Physics department home to pioneering researchers, committed teachers

Sept. 22, 2005 5:01 p.m.

Princeton physicist Joseph Taylor, a Nobel laureate, works with students during an advanced physics class on electromagnetism. Taylor won the Nobel Prize in 1993 with former student Russell Hulse, now a principal research physicist at the Princeton Plasma Physics Laboratory, for their discovery of a unique twin star system known as a binary pulsar and its use to verify Einstein's general theory of relativity.

Photo: Denise Applewhite

Princeton's Department of Physics has a long history of pioneering research in experimental and theoretical physics conducted by distinguished faculty members who also share the University's strong commitment to teaching at all levels.

The department's faculty includes some of the world's leading physicists in a variety of fields, including high energy; condensed matter; mathematical, biological and nuclear physics; and astrophysics.
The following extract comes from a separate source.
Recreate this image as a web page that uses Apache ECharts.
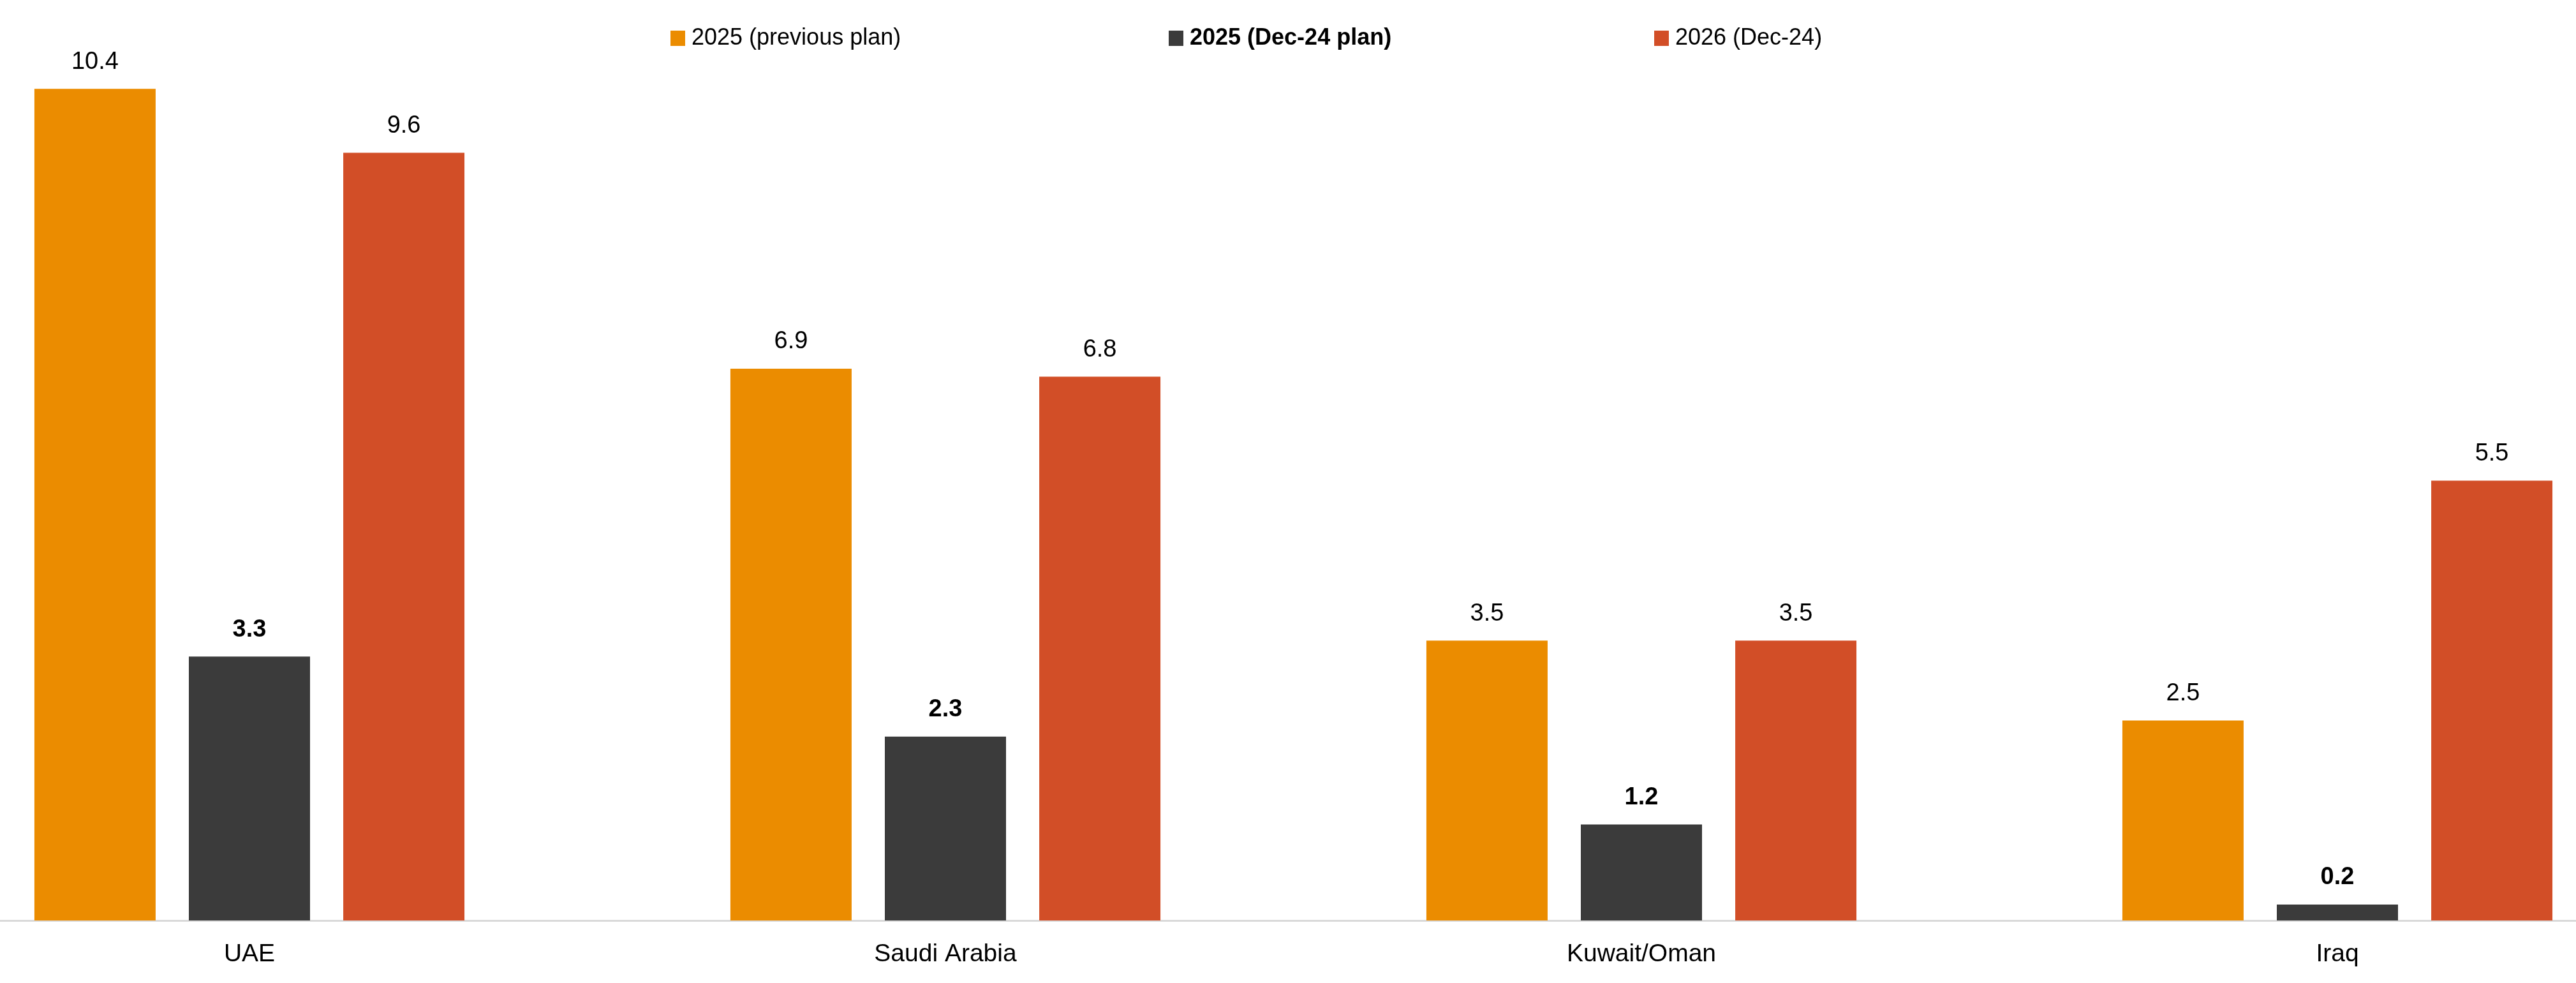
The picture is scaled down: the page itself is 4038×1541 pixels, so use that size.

More than a dozen Nobel Prizes have been awarded to faculty and students of the department in recognition of their groundbreaking research.

Undergraduate concentrators in physics at Princeton learn about the structure of physical law and take part in its discovery, developing broadly applicable problem-solving skills. Physics majors are prepared not only for a career in physics but many other fields, such as consulting, medicine, law, teaching, biotechnology and engineering. The department has made its core requirements more flexible, allowing a greater variety of programs of study that satisfy the major requirements, and offers certificate programs in engineering physics, biophysics, finance and other fields.

The graduate program has two main goals: the development of a broad background in basic physics, and, through the completion of a thesis, the expansion of research abilities in a more specialized area. Graduate students are prepared for careers in research and teaching at the university level or research in industrial and government laboratories. The skills acquired or extended through intensive graduate work in physics -- quantitative reasoning, advanced computational methods, equipment and electronics design, and many others -- are also applicable to many other fields.

The department's history began with Joseph Henry, a onetime watchmaker's apprentice who became a legendary teacher and one of the most acclaimed research pioneers of the 19th century. Henry arrived on campus in 1832, conducted courses in natural philosophy and engineering, and performed a series of experiments in electromagnetic induction that put him at the forefront of the first golden age of science in America.

The auspicious legacy was extended by President James McCosh, who in 1873 brought to campus the renowned Cyrus Fogg Brackett. Along with fellow physicist William Magie and mathematician Henry Fine, Brackett laid a solid academic foundation for one of the world's leading centers of theoretical physics. In the 20th century, Princeton's prominence in relativity theory influenced Albert Einstein's decision to move to Princeton and led to his long friendship with the University during his tenure at the neighboring Institute for Advanced Study.